A checksum is usually a numerical value calculated from the original data using a specific algorithm. When the data is transmitted or stored, the checksum can be recalculated to verify that the data has not been altered or corrupted. If the recalculated checksum matches the original checksum, the data is considered intact. If not, an error is detected.

Common algorithms for generating checksums include simple addition or more complex algorithms like CRC (Cyclic Redundancy Check).

Importance of Checksum§

Checksums serve as a first line of defense in data integrity, ensuring that the data received is exactly what was sent. They are essential in many fields, including:

Networking: To detect errors in data packets transmitted over network connections.
Disk Storage: To ensure data has been written to and read from storage media correctly.
Software Distribution: To verify that software packages have not been altered or corrupted during download.

Types of Checksums§

Simple Checksums§

Simple checksums are created by calculating the sum of all bytes or words in the data.

Example Formula:

\text{Checksum} = \sum_{i=1}^{n} \text{data}[i] \mod 256

Cyclic Redundancy Check (CRC)§

A more robust method used for error checking in data communication which involves polynomial division of the data.

CRC Formula Example:

\text{CRC}(x) = x^n + d_{n-1}x^{n-1} + \ldots + d_1x + d_0

where $d_i$ are data bits.

Fletcher’s Checksum§

An algorithm that sums both the data values and their sequential elements.

Historical Context§

The concept of checksums dates back to the early days of computing and digital communication. The simple checksum was one of the first error-detection mechanisms to be employed, dating back to early telegraph systems in the 19th century. The more sophisticated CRC was introduced by Wesley Peterson in 1961 and has since become a standard in network communications.

Applicability and Usage§

Checksums are widely used in various applications to maintain data integrity. For instance:

Internet Protocol Suite (TCP/IP): Uses checksums to verify the integrity of data packets.
File Download Verification: Software distribution websites often provide checksums to guarantee the integrity of the downloaded files.
Memory and Data Storage: Checksums are used in RAID systems and other disk-storage technologies to verify data integrity.

Special Considerations§

Error detection vs. Correction§

While checksums are effective at detecting errors, they generally do not correct errors. Error-correcting codes (ECC) can be used alongside checksums where error correction is required.

Hash Totals§

Hash totals are often confused with checksums but serve a different purpose. Hash totals are primarily used for control purposes (e.g., ensuring the correct amount of data is sent) and do not inherently convey data integrity information.

Examples§

Imagine transmitting a 4-byte message where each byte is treated as a number. The simple checksum would be calculated as follows:

Bytes: [10, 20, 30, 40] Checksum: 10 + 20 + 30 + 40 = 100

Upon receiving the bytes and performing the same checksum calculation, a match with the original checksum verifies the integrity of the data.

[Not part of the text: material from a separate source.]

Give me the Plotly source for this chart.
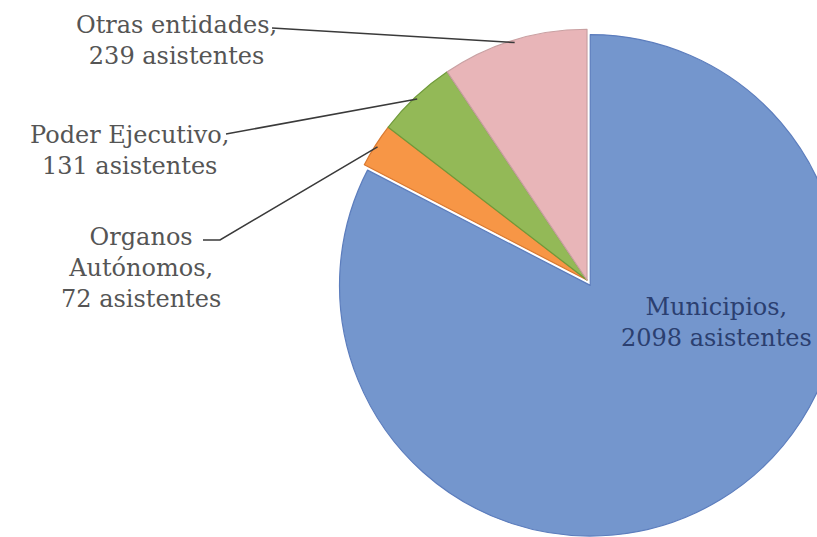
import numpy as np
import plotly.graph_objects as go

# ---- data ----
categories = ["Municipios", "Organos Autónomos", "Poder Ejecutivo", "Otras entidades"]
values = [2098, 72, 131, 239]
label_texts = [
    "Municipios,<br>2098 asistentes",
    "Organos<br>Autónomos,<br>72 asistentes",
    "Poder Ejecutivo,<br>131 asistentes",
    "Otras entidades,<br>239 asistentes",
]
colors = ["#7496CD", "#F79646", "#93B957", "#E8B5B8"]
edge_colors = ["#5C7DBD", "#D9782F", "#6F9A3A", "#C9A0A2"]
pulls = [0.025, 0, 0, 0]

# ---- layout geometry (pixels) ----
W, H = 850, 537
CX, CY = 587, 280
DOM = 514
PULL_MAX = max(pulls)
R = DOM / (2 + 2 * PULL_MAX)

def px2paper(x, y):
    return x / W, 1 - y / H

fig = go.Figure(go.Pie(
    labels=categories,
    values=values,
    sort=False,
    direction="clockwise",
    rotation=0,
    pull=pulls,
    marker=dict(colors=colors, line=dict(color=edge_colors, width=1.2)),
    textinfo="none",
    hoverinfo="label+value",
    showlegend=False,
    domain=dict(x=[(CX - DOM / 2) / W, (CX + DOM / 2) / W], y=[0, DOM / H]),
))

# slice mid-angles (clockwise from 12 o'clock)
vals = np.array(values, dtype=float)
total = vals.sum()
cum = np.cumsum(vals) / total * 360
mid = cum - vals / total * 360 / 2

def rim_point(idx, rfrac=1.0):
    th = np.deg2rad(mid[idx])
    return CX + R * rfrac * np.sin(th), CY - R * rfrac * np.cos(th)

label_font = dict(family="DejaVu Serif", size=24, color="#555555")

# text anchors (pixels) for labels
text_pos = {
    0: (716, 322),
    1: (141, 268),
    2: (129, 150),
    3: (176, 40),
}
for i, (tx, ty) in text_pos.items():
    x, y = px2paper(tx, ty)
    font = dict(label_font)
    if i == 0:
        font["color"] = "#2B3F70"
    fig.add_annotation(x=x, y=y, xref="paper", yref="paper", text=label_texts[i],
                       showarrow=False, xanchor="center", yanchor="middle",
                       font=font, align="center")

line_style = dict(color="#3A3A3A", width=1.5)
# Otras entidades leader
sx, sy = px2paper(272, 28)
ex, ey = px2paper(*rim_point(3, 0.99))
fig.add_shape(type="line", xref="paper", yref="paper", x0=sx, y0=sy, x1=ex, y1=ey, line=line_style)
# Poder Ejecutivo leader
sx, sy = px2paper(226, 134)
ex, ey = px2paper(*rim_point(2, 0.99))
fig.add_shape(type="line", xref="paper", yref="paper", x0=sx, y0=sy, x1=ex, y1=ey, line=line_style)
# Organos Autonomos leader (dash + diagonal)
ax0, ay0 = px2paper(203, 240)
ax1, ay1 = px2paper(220, 240)
ex, ey = px2paper(*rim_point(1, 0.99))
fig.add_shape(type="path", xref="paper", yref="paper",
              path=f"M {ax0},{ay0} L {ax1},{ay1} L {ex},{ey}", line=line_style)

fig.update_layout(
    width=W, height=H,
    margin=dict(l=0, r=0, t=0, b=0),
    paper_bgcolor="white",
    plot_bgcolor="white",
)

fig.write_html(
    "out.html",
    config={"displayModeBar": False},
    post_script="document.body.style.margin='0';document.body.style.overflow='hidden';document.documentElement.style.overflow='hidden';",
)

Hash Function: A hash function maps data of arbitrary size to fixed-size values, commonly used in data structures like hash tables and for data integrity via cryptographic hash functions.
Parity Bit: A simple error-detecting code that adds an additional bit to data to indicate whether the number of set bits is odd or even.

FAQs§

Can checksums prevent data tampering?

While checksums can detect data alterations, they do not provide strong security against intentional tampering. Cryptographic hash functions and digital signatures are recommended for higher security.

Are checksums foolproof?

Checksums can detect accidental errors, but intentional changes might circumvent basic checksums. More sophisticated algorithms (like CRC) provide better reliability for error detection.

References§

Petersen, Wesley. “Cyclic Redundancy Checks (CRC).” Communications of the ACM, 1961.
Stallings, William. “Data and Computer Communications.” Pearson Education, 2013.
Tanenbaum, Andrew S., Wetherall, David J. “Computer Networks.” Prentice Hall, 2011.

Summary§

Checksums play a crucial role in data verification, ensuring the integrity of data transmission and storage. From simple addition methods to sophisticated CRC algorithms, they are an indispensable tool in safeguarding digital information.